Material provided:
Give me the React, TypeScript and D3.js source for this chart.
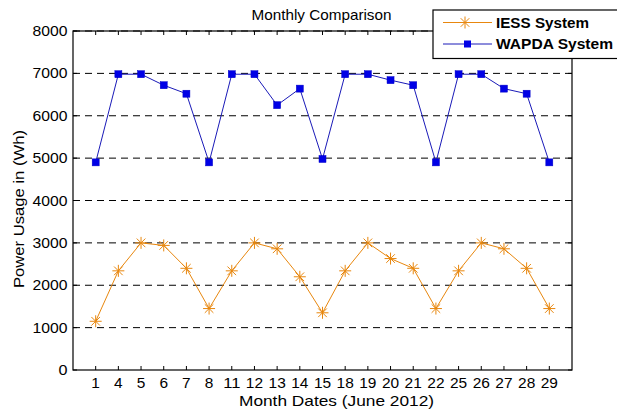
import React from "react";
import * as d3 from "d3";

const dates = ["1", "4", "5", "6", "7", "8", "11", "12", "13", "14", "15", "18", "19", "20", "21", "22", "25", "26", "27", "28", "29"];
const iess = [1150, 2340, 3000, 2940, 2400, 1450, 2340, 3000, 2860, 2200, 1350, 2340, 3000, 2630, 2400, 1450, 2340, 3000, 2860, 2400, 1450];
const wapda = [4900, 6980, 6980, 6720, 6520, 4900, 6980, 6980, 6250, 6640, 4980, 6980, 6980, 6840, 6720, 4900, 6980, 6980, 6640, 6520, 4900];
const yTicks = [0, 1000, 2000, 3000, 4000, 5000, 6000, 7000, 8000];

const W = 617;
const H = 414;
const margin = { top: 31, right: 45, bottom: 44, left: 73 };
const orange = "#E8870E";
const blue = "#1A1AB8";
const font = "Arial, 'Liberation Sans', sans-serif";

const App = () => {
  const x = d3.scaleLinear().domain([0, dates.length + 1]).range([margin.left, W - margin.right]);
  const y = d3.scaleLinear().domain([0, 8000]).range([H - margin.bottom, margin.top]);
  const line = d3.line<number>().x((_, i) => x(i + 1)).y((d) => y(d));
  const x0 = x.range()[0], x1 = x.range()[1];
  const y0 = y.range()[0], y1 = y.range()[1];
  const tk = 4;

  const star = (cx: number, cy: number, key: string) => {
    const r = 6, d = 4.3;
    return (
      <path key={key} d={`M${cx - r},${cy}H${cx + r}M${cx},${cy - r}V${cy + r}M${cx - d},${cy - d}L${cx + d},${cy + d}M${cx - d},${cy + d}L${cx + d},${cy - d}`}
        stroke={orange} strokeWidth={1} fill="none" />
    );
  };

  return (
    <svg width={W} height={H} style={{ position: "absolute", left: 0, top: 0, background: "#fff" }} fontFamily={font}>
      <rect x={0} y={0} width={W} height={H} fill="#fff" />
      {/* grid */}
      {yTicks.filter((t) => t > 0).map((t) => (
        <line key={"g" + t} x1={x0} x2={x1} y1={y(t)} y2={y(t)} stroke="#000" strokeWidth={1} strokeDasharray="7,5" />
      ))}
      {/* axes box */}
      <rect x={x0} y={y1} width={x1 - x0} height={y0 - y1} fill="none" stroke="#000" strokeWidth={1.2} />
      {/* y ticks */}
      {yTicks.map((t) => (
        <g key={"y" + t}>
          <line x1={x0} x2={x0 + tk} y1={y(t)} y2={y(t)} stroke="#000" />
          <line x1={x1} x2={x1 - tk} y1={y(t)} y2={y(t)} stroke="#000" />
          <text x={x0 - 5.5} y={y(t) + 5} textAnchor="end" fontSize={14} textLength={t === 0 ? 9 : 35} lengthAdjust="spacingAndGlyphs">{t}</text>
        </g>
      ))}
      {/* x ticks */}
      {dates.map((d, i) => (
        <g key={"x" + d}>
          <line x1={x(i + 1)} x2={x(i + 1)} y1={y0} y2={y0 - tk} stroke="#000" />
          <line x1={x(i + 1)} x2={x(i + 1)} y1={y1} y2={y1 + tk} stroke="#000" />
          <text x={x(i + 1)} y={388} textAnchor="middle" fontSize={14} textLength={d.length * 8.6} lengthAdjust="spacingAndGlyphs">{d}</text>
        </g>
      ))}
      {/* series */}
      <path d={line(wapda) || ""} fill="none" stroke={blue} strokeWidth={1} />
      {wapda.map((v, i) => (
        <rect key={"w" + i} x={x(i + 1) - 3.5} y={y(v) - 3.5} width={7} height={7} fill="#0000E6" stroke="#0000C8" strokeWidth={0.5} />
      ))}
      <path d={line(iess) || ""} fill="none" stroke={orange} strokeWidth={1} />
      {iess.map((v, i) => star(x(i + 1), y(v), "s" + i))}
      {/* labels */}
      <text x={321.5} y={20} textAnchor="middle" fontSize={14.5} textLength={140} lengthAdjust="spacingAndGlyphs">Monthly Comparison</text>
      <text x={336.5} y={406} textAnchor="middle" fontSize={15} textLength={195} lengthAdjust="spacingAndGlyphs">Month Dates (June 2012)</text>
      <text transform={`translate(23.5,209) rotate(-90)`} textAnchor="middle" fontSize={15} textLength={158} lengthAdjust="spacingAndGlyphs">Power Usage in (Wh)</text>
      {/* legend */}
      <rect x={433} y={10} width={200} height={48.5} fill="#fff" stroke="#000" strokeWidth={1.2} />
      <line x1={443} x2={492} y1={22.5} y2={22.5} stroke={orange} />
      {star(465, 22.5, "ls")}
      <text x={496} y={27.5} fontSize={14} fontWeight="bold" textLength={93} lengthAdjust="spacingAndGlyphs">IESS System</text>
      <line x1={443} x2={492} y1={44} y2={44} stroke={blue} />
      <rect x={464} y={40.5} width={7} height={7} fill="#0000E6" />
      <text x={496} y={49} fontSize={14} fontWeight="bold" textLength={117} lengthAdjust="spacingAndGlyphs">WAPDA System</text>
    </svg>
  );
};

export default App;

...

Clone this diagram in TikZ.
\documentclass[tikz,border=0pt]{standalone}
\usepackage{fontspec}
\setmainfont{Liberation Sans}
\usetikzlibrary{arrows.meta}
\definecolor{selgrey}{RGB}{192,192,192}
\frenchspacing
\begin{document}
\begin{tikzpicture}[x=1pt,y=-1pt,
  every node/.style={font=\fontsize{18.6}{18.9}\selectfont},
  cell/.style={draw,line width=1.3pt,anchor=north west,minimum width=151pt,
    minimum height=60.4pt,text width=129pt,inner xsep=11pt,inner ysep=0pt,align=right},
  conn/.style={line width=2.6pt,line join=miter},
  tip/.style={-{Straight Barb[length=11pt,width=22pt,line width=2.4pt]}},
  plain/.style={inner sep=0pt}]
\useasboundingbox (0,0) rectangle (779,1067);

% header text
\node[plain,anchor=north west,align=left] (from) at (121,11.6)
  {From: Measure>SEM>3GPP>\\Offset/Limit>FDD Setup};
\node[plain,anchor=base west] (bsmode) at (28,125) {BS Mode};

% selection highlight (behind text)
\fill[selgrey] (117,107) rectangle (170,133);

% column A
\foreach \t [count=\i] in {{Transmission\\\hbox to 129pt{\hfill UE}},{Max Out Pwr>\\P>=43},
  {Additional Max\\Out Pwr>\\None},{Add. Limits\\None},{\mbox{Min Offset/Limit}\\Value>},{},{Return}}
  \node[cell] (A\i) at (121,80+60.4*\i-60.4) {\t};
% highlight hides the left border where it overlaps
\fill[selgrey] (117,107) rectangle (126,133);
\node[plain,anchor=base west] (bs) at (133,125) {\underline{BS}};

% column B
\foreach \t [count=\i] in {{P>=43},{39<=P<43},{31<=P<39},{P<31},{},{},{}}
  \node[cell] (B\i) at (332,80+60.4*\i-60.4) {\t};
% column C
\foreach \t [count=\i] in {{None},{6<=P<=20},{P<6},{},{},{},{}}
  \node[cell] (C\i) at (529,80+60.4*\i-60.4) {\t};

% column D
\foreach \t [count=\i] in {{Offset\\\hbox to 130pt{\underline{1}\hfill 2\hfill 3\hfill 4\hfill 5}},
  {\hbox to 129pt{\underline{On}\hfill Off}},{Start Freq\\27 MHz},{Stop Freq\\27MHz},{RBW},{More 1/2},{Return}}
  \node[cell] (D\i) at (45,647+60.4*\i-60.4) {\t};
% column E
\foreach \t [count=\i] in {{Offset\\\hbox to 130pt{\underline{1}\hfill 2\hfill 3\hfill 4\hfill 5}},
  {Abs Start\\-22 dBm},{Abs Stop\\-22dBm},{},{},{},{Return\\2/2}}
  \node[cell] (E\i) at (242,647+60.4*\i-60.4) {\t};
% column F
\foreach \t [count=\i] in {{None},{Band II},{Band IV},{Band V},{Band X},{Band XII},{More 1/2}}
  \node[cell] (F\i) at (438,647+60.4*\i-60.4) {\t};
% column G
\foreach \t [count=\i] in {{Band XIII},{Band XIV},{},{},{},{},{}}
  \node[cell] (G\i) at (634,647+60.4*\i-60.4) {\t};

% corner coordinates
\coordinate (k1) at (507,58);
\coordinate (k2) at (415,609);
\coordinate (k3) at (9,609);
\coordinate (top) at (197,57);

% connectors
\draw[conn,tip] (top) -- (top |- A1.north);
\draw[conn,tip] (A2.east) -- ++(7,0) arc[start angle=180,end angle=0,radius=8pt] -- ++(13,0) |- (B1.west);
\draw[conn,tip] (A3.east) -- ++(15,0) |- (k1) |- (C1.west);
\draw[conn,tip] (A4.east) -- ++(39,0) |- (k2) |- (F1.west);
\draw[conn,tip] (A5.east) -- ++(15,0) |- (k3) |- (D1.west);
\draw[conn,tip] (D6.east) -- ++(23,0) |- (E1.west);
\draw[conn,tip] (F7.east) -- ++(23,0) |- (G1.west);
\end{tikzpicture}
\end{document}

Stated exercise: Keep to the lines above from the line with "Give me the" to the line with "import * as", and set down exactly those, inclusive, with nothing else and every picture left out.

Written solution:
Give me the React, TypeScript and D3.js source for this chart.
import React from "react";
import * as d3 from "d3";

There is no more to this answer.